EXERCISE PROMPT
The listing below must be repeated word for word, with its images excluded.

• • • • •

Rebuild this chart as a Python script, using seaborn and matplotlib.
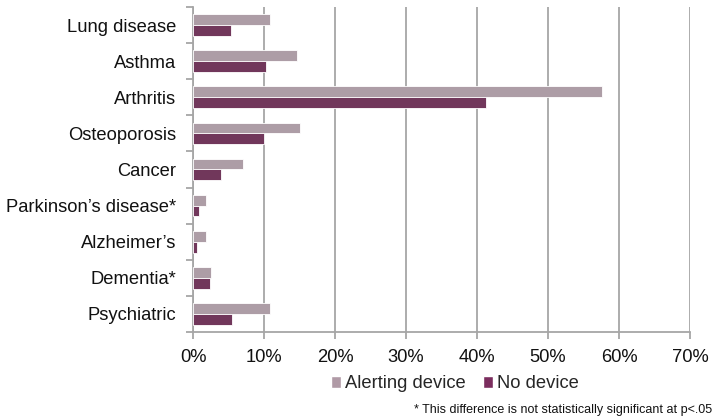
import matplotlib
matplotlib.use("Agg")
import matplotlib.pyplot as plt
import seaborn as sns
import pandas as pd
import numpy as np
from matplotlib.ticker import FixedLocator, FuncFormatter
from matplotlib.patches import Patch

categories = ["Lung disease", "Asthma", "Arthritis", "Osteoporosis", "Cancer",
              "Parkinson\u2019s disease*", "Alzheimer\u2019s", "Dementia*", "Psychiatric"]
alerting_device = [10.9, 14.6, 57.6, 15.0, 7.0, 1.8, 1.8, 2.6, 10.9]
no_device = [5.4, 10.3, 41.3, 10.0, 3.9, 0.9, 0.5, 2.4, 5.5]
series_names = ["Alerting device", "No device"]
x_ticks = [0, 10, 20, 30, 40, 50, 60, 70]
footnote = "* This difference is not statistically significant at p<.05"

colors = ["#B09AA6", "#7B2D5E"]

df = pd.DataFrame({
    "Condition": categories * 2,
    "Series": [series_names[0]] * len(categories) + [series_names[1]] * len(categories),
    "Value": alerting_device + no_device,
})

sns.set_theme(style="white")
plt.rcParams["font.family"] = ["Liberation Sans", "DejaVu Sans"]

fig = plt.figure(figsize=(7.26, 4.18), dpi=100)
ax = fig.add_axes([193 / 726, 1 - 332 / 418, (690 - 193) / 726, (332 - 7) / 418])

sns.barplot(data=df, y="Condition", x="Value", hue="Series", order=categories,
            hue_order=series_names, palette=colors, orient="h", width=0.6,
            edgecolor="white", linewidth=0.6, ax=ax, legend=False, zorder=3)

grid_color = "#A6A6A6"
fs = 13.2
ax.set_xlim(0, 70)
ax.set_ylim(len(categories) - 0.5, -0.5)
ax.set_xticks(x_ticks)
ax.xaxis.set_major_formatter(FuncFormatter(lambda v, p: f"{v:.0f}%"))
ax.grid(axis="x", color=grid_color, linewidth=1.3, zorder=0)
ax.grid(axis="y", visible=False)
ax.set_axisbelow(True)

for s in ["top", "right"]:
    ax.spines[s].set_visible(False)
for s in ["left", "bottom"]:
    ax.spines[s].set_color(grid_color)
    ax.spines[s].set_linewidth(1.3)

ax.set_xlabel("")
ax.set_ylabel("")
ax.tick_params(axis="y", which="major", left=True, length=0, pad=12, labelsize=fs,
               labelcolor="#111111")
ax.yaxis.set_minor_locator(FixedLocator(np.arange(-0.5, len(categories), 1.0)))
ax.tick_params(axis="y", which="minor", left=True, length=5, width=1.3, color=grid_color,
               direction="out")
ax.tick_params(axis="x", which="major", bottom=True, length=5, width=1.3, color=grid_color,
               direction="out", pad=7, labelsize=fs, labelcolor="#111111")

handles = [Patch(facecolor=colors[0], label=series_names[0]),
           Patch(facecolor=colors[1], label=series_names[1])]
fig.legend(handles=handles, loc="center", bbox_to_anchor=(455 / 726, 1 - 384 / 418),
           ncol=2, frameon=False, fontsize=fs, handlelength=0.55, handleheight=0.55,
           handletextpad=0.25, columnspacing=0.9, borderpad=0.1)

fig.text(712 / 726, 1 - 410 / 418, footnote, ha="right", va="center", fontsize=9,
         color="#111111")

fig.savefig("out.png", dpi=100)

• • • • •

FINAL RESULT
Rebuild this chart as a Python script, using seaborn and matplotlib.
import matplotlib
matplotlib.use("Agg")
import matplotlib.pyplot as plt
import seaborn as sns
import pandas as pd
import numpy as np
from matplotlib.ticker import FixedLocator, FuncFormatter
from matplotlib.patches import Patch

categories = ["Lung disease", "Asthma", "Arthritis", "Osteoporosis", "Cancer",
              "Parkinson\u2019s disease*", "Alzheimer\u2019s", "Dementia*", "Psychiatric"]
alerting_device = [10.9, 14.6, 57.6, 15.0, 7.0, 1.8, 1.8, 2.6, 10.9]
no_device = [5.4, 10.3, 41.3, 10.0, 3.9, 0.9, 0.5, 2.4, 5.5]
series_names = ["Alerting device", "No device"]
x_ticks = [0, 10, 20, 30, 40, 50, 60, 70]
footnote = "* This difference is not statistically significant at p<.05"

colors = ["#B09AA6", "#7B2D5E"]

df = pd.DataFrame({
    "Condition": categories * 2,
    "Series": [series_names[0]] * len(categories) + [series_names[1]] * len(categories),
    "Value": alerting_device + no_device,
})

sns.set_theme(style="white")
plt.rcParams["font.family"] = ["Liberation Sans", "DejaVu Sans"]

fig = plt.figure(figsize=(7.26, 4.18), dpi=100)
ax = fig.add_axes([193 / 726, 1 - 332 / 418, (690 - 193) / 726, (332 - 7) / 418])

sns.barplot(data=df, y="Condition", x="Value", hue="Series", order=categories,
            hue_order=series_names, palette=colors, orient="h", width=0.6,
            edgecolor="white", linewidth=0.6, ax=ax, legend=False, zorder=3)

grid_color = "#A6A6A6"
fs = 13.2
ax.set_xlim(0, 70)
ax.set_ylim(len(categories) - 0.5, -0.5)
ax.set_xticks(x_ticks)
ax.xaxis.set_major_formatter(FuncFormatter(lambda v, p: f"{v:.0f}%"))
ax.grid(axis="x", color=grid_color, linewidth=1.3, zorder=0)
ax.grid(axis="y", visible=False)
ax.set_axisbelow(True)

for s in ["top", "right"]:
    ax.spines[s].set_visible(False)
for s in ["left", "bottom"]:
    ax.spines[s].set_color(grid_color)
    ax.spines[s].set_linewidth(1.3)

ax.set_xlabel("")
ax.set_ylabel("")
ax.tick_params(axis="y", which="major", left=True, length=0, pad=12, labelsize=fs,
               labelcolor="#111111")
ax.yaxis.set_minor_locator(FixedLocator(np.arange(-0.5, len(categories), 1.0)))
ax.tick_params(axis="y", which="minor", left=True, length=5, width=1.3, color=grid_color,
               direction="out")
ax.tick_params(axis="x", which="major", bottom=True, length=5, width=1.3, color=grid_color,
               direction="out", pad=7, labelsize=fs, labelcolor="#111111")

handles = [Patch(facecolor=colors[0], label=series_names[0]),
           Patch(facecolor=colors[1], label=series_names[1])]
fig.legend(handles=handles, loc="center", bbox_to_anchor=(455 / 726, 1 - 384 / 418),
           ncol=2, frameon=False, fontsize=fs, handlelength=0.55, handleheight=0.55,
           handletextpad=0.25, columnspacing=0.9, borderpad=0.1)

fig.text(712 / 726, 1 - 410 / 418, footnote, ha="right", va="center", fontsize=9,
         color="#111111")

fig.savefig("out.png", dpi=100)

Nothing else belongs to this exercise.